There hasn’t been much good news to write about in the offshore market lately, particularly in the Gulf of Mexico. Any oil price increases that potentially could drive a return to activity in the Gulf have been almost immediately uprooted by onshore shale production increases.

But just before Christmas, a spot of positive news hit the streets. Italian major Eni went from discovery to first gas on its Zohr natural gas field off the Egyptian coast in just over two years. Drilling, development and infrastructure deployment in a major gas field has never been done that fast before. It represents a seismic shift for the industry’s majors in an environment in which similar developments regularly take three to four times as long. Analysts polled by Eni a month after the discovery gave it only a 10% probability that the project would produce gas “some time in 2019,” according to an Eni memo cited by Bloomberg News. Twenty-four percent said after 2021 was more likely, according to Bloomberg.

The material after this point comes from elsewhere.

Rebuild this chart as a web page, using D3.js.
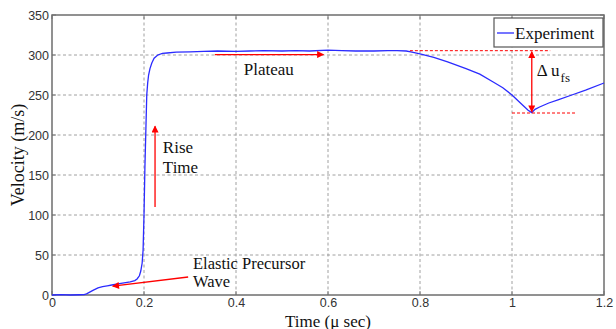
<!DOCTYPE html>
<html>
<head>
<meta charset="utf-8">
<script src="https://cdn.jsdelivr.net/npm/d3@7"></script>
<style>
  html, body { margin: 0; padding: 0; background: #fff; }
  svg { display: block; }
</style>
</head>
<body>
<svg id="chart" width="616" height="329"></svg>
<script>
// ---- data ----
const time = [0, 0.02, 0.04, 0.06, 0.07, 0.075, 0.08, 0.09, 0.1, 0.11, 0.12, 0.13, 0.14, 0.15, 0.16, 0.17, 0.18, 0.185, 0.19, 0.193, 0.196, 0.198, 0.2, 0.202, 0.204, 0.206, 0.208, 0.21, 0.213, 0.217, 0.222, 0.23, 0.24, 0.25, 0.27, 0.3, 0.33, 0.36, 0.4, 0.43, 0.46, 0.5, 0.53, 0.56, 0.6, 0.63, 0.66, 0.7, 0.73, 0.75, 0.77, 0.78, 0.8, 0.83, 0.86, 0.9, 0.93, 0.96, 0.98, 1.0, 1.02, 1.035, 1.043, 1.05, 1.06, 1.08, 1.1, 1.13, 1.16, 1.2];
const velocity = [0, 0.5, 0, 0.3, 0.5, 1.5, 3, 6, 9, 10.5, 11.5, 12.5, 13.5, 14.5, 15.5, 16.5, 18, 20, 24, 30, 40, 56, 100, 160, 205, 250, 265, 275, 283, 290, 296, 300, 302, 302.5, 303.5, 304, 304.5, 305, 304.5, 305, 305.5, 305, 305.5, 305, 306, 305.5, 305, 305, 305.5, 305.5, 305, 304, 301.5, 297, 291.5, 283, 276, 266, 259, 250, 239, 231, 228, 232, 235, 240, 244, 250, 256, 265];
const xTicks = [0, 0.2, 0.4, 0.6, 0.8, 1, 1.2];
const xTickLabels = ["0", "0.2", "0.4", "0.6", "0.8", "1", "1.2"];
const yTicks = [0, 50, 100, 150, 200, 250, 300, 350];
const seriesName = "Experiment";

// ---- layout ----
const svg = d3.select("#chart");
const m = { left: 52, top: 15, right: 12, bottom: 34 };
const W = 616, H = 329;
const x = d3.scaleLinear().domain([0, 1.2]).range([m.left, W - m.right]);
const y = d3.scaleLinear().domain([0, 350]).range([H - m.bottom, m.top]);

const serif = "'Liberation Serif', 'Times New Roman', serif";
const sans = "'Liberation Sans', Arial, sans-serif";
const gridColor = "#a0a0a0";
const red = "#ff0000";

// grid
const grid = svg.append("g");
grid.selectAll(".vg").data(xTicks.slice(1, -1)).join("line")
  .attr("x1", d => x(d)).attr("x2", d => x(d))
  .attr("y1", y(0)).attr("y2", y(350))
  .attr("stroke", gridColor).attr("stroke-width", 1).attr("stroke-dasharray", "3,2.5");
grid.selectAll(".hg").data(yTicks.slice(1, -1)).join("line")
  .attr("x1", x(0)).attr("x2", x(1.2))
  .attr("y1", d => y(d)).attr("y2", d => y(d))
  .attr("stroke", gridColor).attr("stroke-width", 1).attr("stroke-dasharray", "3,2.5");

// axes
const xAxis = d3.axisBottom(x).tickValues(xTicks).tickFormat((d, i) => xTickLabels[i]).tickSize(0).tickPadding(3);
const yAxis = d3.axisLeft(y).tickValues(yTicks).tickSize(0).tickPadding(3);
const gx = svg.append("g").attr("transform", `translate(0,${y(0)})`).call(xAxis);
const gy = svg.append("g").attr("transform", `translate(${x(0)},0)`).call(yAxis);
[gx, gy].forEach(g => {
  g.select(".domain").remove();
  g.selectAll("text").attr("font-family", sans).attr("font-size", 12.5).attr("fill", "#333");
});
gx.selectAll("text").attr("dy", "0.72em");

// small inner tick marks
const tk = svg.append("g").attr("stroke", "#777").attr("stroke-width", 1);
xTicks.forEach(t => {
  tk.append("line").attr("x1", x(t)).attr("x2", x(t)).attr("y1", y(0)).attr("y2", y(0) - 4);
  tk.append("line").attr("x1", x(t)).attr("x2", x(t)).attr("y1", y(350)).attr("y2", y(350) + 4);
});
yTicks.forEach(v => {
  tk.append("line").attr("x1", x(0)).attr("x2", x(0) + 4).attr("y1", y(v)).attr("y2", y(v));
  tk.append("line").attr("x1", x(1.2)).attr("x2", x(1.2) - 4).attr("y1", y(v)).attr("y2", y(v));
});

// frame
svg.append("rect")
  .attr("x", x(0)).attr("y", y(350))
  .attr("width", x(1.2) - x(0)).attr("height", y(0) - y(350))
  .attr("fill", "none").attr("stroke", "#6e6e6e").attr("stroke-width", 1.5);

// arrow markers
const defs = svg.append("defs");
defs.append("marker").attr("id", "ah")
  .attr("viewBox", "0 0 10 10").attr("refX", 9).attr("refY", 5)
  .attr("markerWidth", 9).attr("markerHeight", 7).attr("markerUnits", "userSpaceOnUse")
  .attr("orient", "auto-start-reverse")
  .append("path").attr("d", "M0,0 L10,5 L0,10 Z").attr("fill", red);

// data line
const line = d3.line().x((d, i) => x(time[i])).y(d => y(d));
svg.append("path").datum(velocity)
  .attr("d", line)
  .attr("fill", "none").attr("stroke", "#2b2bff").attr("stroke-width", 1.3);

// annotations
const ann = svg.append("g");
function arrow(t1, v1, t2, v2, both) {
  const l = ann.append("line")
    .attr("x1", x(t1)).attr("y1", y(v1)).attr("x2", x(t2)).attr("y2", y(v2))
    .attr("stroke", red).attr("stroke-width", 1.3)
    .attr("marker-end", "url(#ah)");
  if (both) l.attr("marker-start", "url(#ah)");
}
function text(t, v, s, size) {
  return ann.append("text").attr("x", x(t)).attr("y", y(v))
    .attr("font-family", serif).attr("font-size", size || 17).attr("fill", "#111").text(s);
}
// Rise time
arrow(0.224, 110, 0.224, 211);
text(0.241, 178, "Rise");
text(0.241, 152, "Time");
// Elastic precursor
arrow(0.296, 22.5, 0.132, 11);
text(0.3065, 33, "Elastic Precursor", 16.5);
text(0.3065, 9.5, "Wave", 16.5);
// Plateau
arrow(0.354, 300.5, 0.59, 300.5);
text(0.417, 275, "Plateau");
// Delta u_fs
ann.append("line").attr("x1", x(0.778)).attr("x2", x(1.083)).attr("y1", y(305.4)).attr("y2", y(305.4))
  .attr("stroke", red).attr("stroke-width", 1).attr("stroke-dasharray", "3,2");
ann.append("line").attr("x1", x(1.0)).attr("x2", x(1.141)).attr("y1", y(227.5)).attr("y2", y(227.5))
  .attr("stroke", red).attr("stroke-width", 1).attr("stroke-dasharray", "3,2");
arrow(1.043, 304, 1.043, 229, true);
const dt = text(1.054, 273.5, "Δ u");
dt.append("tspan").attr("font-size", 13).attr("dy", 6).attr("dx", 1).text("fs");

// legend
const lg = svg.append("g");
lg.append("rect").attr("x", 494).attr("y", 18).attr("width", 109).attr("height", 29)
  .attr("fill", "#fff").attr("stroke", "#555").attr("stroke-width", 1.2);
lg.append("line").attr("x1", 497).attr("x2", 514).attr("y1", 33).attr("y2", 33)
  .attr("stroke", "#2b2bff").attr("stroke-width", 1.3);
lg.append("text").attr("x", 515).attr("y", 38.5)
  .attr("font-family", serif).attr("font-size", 17).attr("fill", "#111").text(seriesName);

// axis titles
svg.append("text").attr("x", (x(0) + x(1.2)) / 2).attr("y", 326.5)
  .attr("text-anchor", "middle").attr("font-family", serif).attr("font-size", 17).attr("fill", "#111")
  .text("Time (μ sec)");
svg.append("text").attr("transform", `translate(24,${(y(0) + y(350)) / 2}) rotate(-90)`)
  .attr("text-anchor", "middle").attr("font-family", serif).attr("font-size", 18).attr("fill", "#111")
  .text("Velocity (m/s)");
</script>
</body>
</html>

The rapid development of Zohr was accomplished by insourcing rather than the common practice of outsourcing. For instance, “to keep things moving, Eni didn’t hire a general contractor for Zohr, instead launching a direct tender process for technical components, including the longest umbilical cable ever used in such a project. At the onshore facility on the coast near Port Said 125 miles of pipe needed to be shipped from Europe,” Bloomberg said. Eni handled all of this.

Additional projects are advancing design and construction timing elsewhere. ExxonMobil Corp. discovered oil in offshore Guyana in 2015 and green-lighted the project earlier this year, saying it expects the first oil by 2020, Bloomberg reported. The five-year plan is unusually short for a new field nearly 124 miles offshore with depths of up to 6,234 feet.

The move to speed development, together with increasing cost savings in many areas, is key to a revival of offshore activity. These two trends make it highly likely that longer, more expensive projects in the Gulf of Mexico can take place at lower — maybe significantly lower — oil and gas prices. That’s just the boost needed to restart the workboat industry in the Gulf.